- _REQUIRED WORK_
Below is a listing to transcribe in full and exactly; keep the pictures out.

>> START

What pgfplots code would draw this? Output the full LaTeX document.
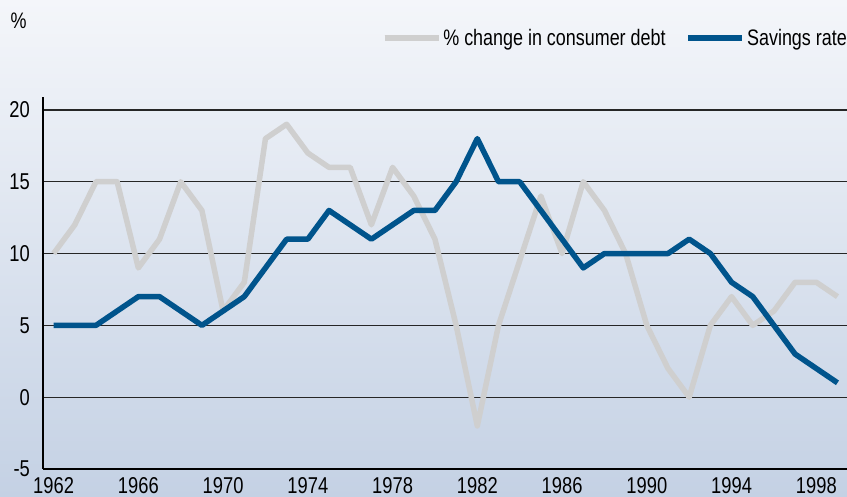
\documentclass[border=0pt]{standalone}
\usepackage{fontspec}
\setmainfont{Liberation Sans}[FakeStretch=0.8]
\usepackage{pgfplots}
\pgfplotsset{compat=1.18}
\definecolor{bgtop}{HTML}{F4F6FA}
\definecolor{bgbot}{HTML}{C4D1E4}
\definecolor{sav}{HTML}{00548C}
\definecolor{debt}{HTML}{CFCFCF}
\pgfplotstableread{
year debt sav
1962 10 5
1963 12 5
1964 15 5
1965 15 6
1966 9 7
1967 11 7
1968 15 6
1969 13 5
1970 6 6
1971 8 7
1972 18 9
1973 19 11
1974 17 11
1975 16 13
1976 16 12
1977 12 11
1978 16 12
1979 14 13
1980 11 13
1981 5 15
1982 -2 18
1983 5 15
1984 9.5 15
1985 14 13
1986 10 11
1987 15 9
1988 13 10
1989 10 10
1990 5 10
1991 2 10
1992 0 11
1993 5 10
1994 7 8
1995 5 7
1996 6 5
1997 8 3
1998 8 2
1999 7 1
}\datatable
\begin{document}
\begin{tikzpicture}[x=1bp,y=1bp]
\shade[top color=bgtop, bottom color=bgbot] (0,0) rectangle (847,497);
\node[anchor=center, inner sep=0pt, font=\fontsize{22.5}{26}\selectfont] at (18.5,476) {\%};
\begin{axis}[
  at={(43bp,28bp)}, anchor=south west,
  scale only axis, width=804bp, height=372bp,
  xmin=1961.5, xmax=1999.45, ymin=-5, ymax=20.9,
  axis x line=bottom, axis y line=left,
  axis line style={black, line width=1.2bp, -},
  xtick={1962,1966,...,1998},
  xticklabels={1962,1966,1970,1974,1978,1982,1986,1990,1994,1998},
  ytick={-5,0,5,10,15,20},
  yticklabels={-5,0,5,10,15,20},
  major tick length=0pt,
  ymajorgrids,
  grid style={black!85, line width=1.2bp},
  tick label style={font=\fontsize{23}{26}\selectfont},
  xticklabel style={inner sep=0pt, anchor=north, yshift=-8bp},
  yticklabel style={inner sep=0pt, anchor=east, xshift=-13bp},
  legend columns=2,
  legend style={at={(1.0062,1.1586)}, anchor=east, draw=none, fill=none,
    font=\fontsize{22.5}{26}\selectfont,
    /tikz/every even column/.append style={column sep=18bp}},
  legend image code/.code={\path (0bp,0bp) -- (54bp,0bp);\draw[#1] (0bp,0bp) -- (50bp,0bp);},
  every axis plot/.append style={line width=5.5bp, line join=round},
]
\addplot[debt] table[x=year, y=debt] {\datatable};
\addlegendentry{\% change in consumer debt}
\addplot[sav] table[x=year, y=sav] {\datatable};
\addlegendentry{Savings rate}
\end{axis}
\pgfresetboundingbox
\path[use as bounding box] (0,0) rectangle (847,497);
\end{tikzpicture}
\end{document}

>> END

- _EXERCISE SOLUTION_
What pgfplots code would draw this? Output the full LaTeX document.
\documentclass[border=0pt]{standalone}
\usepackage{fontspec}
\setmainfont{Liberation Sans}[FakeStretch=0.8]
\usepackage{pgfplots}
\pgfplotsset{compat=1.18}
\definecolor{bgtop}{HTML}{F4F6FA}
\definecolor{bgbot}{HTML}{C4D1E4}
\definecolor{sav}{HTML}{00548C}
\definecolor{debt}{HTML}{CFCFCF}
\pgfplotstableread{
year debt sav
1962 10 5
1963 12 5
1964 15 5
1965 15 6
1966 9 7
1967 11 7
1968 15 6
1969 13 5
1970 6 6
1971 8 7
1972 18 9
1973 19 11
1974 17 11
1975 16 13
1976 16 12
1977 12 11
1978 16 12
1979 14 13
1980 11 13
1981 5 15
1982 -2 18
1983 5 15
1984 9.5 15
1985 14 13
1986 10 11
1987 15 9
1988 13 10
1989 10 10
1990 5 10
1991 2 10
1992 0 11
1993 5 10
1994 7 8
1995 5 7
1996 6 5
1997 8 3
1998 8 2
1999 7 1
}\datatable
\begin{document}
\begin{tikzpicture}[x=1bp,y=1bp]
\shade[top color=bgtop, bottom color=bgbot] (0,0) rectangle (847,497);
\node[anchor=center, inner sep=0pt, font=\fontsize{22.5}{26}\selectfont] at (18.5,476) {\%};
\begin{axis}[
  at={(43bp,28bp)}, anchor=south west,
  scale only axis, width=804bp, height=372bp,
  xmin=1961.5, xmax=1999.45, ymin=-5, ymax=20.9,
  axis x line=bottom, axis y line=left,
  axis line style={black, line width=1.2bp, -},
  xtick={1962,1966,...,1998},
  xticklabels={1962,1966,1970,1974,1978,1982,1986,1990,1994,1998},
  ytick={-5,0,5,10,15,20},
  yticklabels={-5,0,5,10,15,20},
  major tick length=0pt,
  ymajorgrids,
  grid style={black!85, line width=1.2bp},
  tick label style={font=\fontsize{23}{26}\selectfont},
  xticklabel style={inner sep=0pt, anchor=north, yshift=-8bp},
  yticklabel style={inner sep=0pt, anchor=east, xshift=-13bp},
  legend columns=2,
  legend style={at={(1.0062,1.1586)}, anchor=east, draw=none, fill=none,
    font=\fontsize{22.5}{26}\selectfont,
    /tikz/every even column/.append style={column sep=18bp}},
  legend image code/.code={\path (0bp,0bp) -- (54bp,0bp);\draw[#1] (0bp,0bp) -- (50bp,0bp);},
  every axis plot/.append style={line width=5.5bp, line join=round},
]
\addplot[debt] table[x=year, y=debt] {\datatable};
\addlegendentry{\% change in consumer debt}
\addplot[sav] table[x=year, y=sav] {\datatable};
\addlegendentry{Savings rate}
\end{axis}
\pgfresetboundingbox
\path[use as bounding box] (0,0) rectangle (847,497);
\end{tikzpicture}
\end{document}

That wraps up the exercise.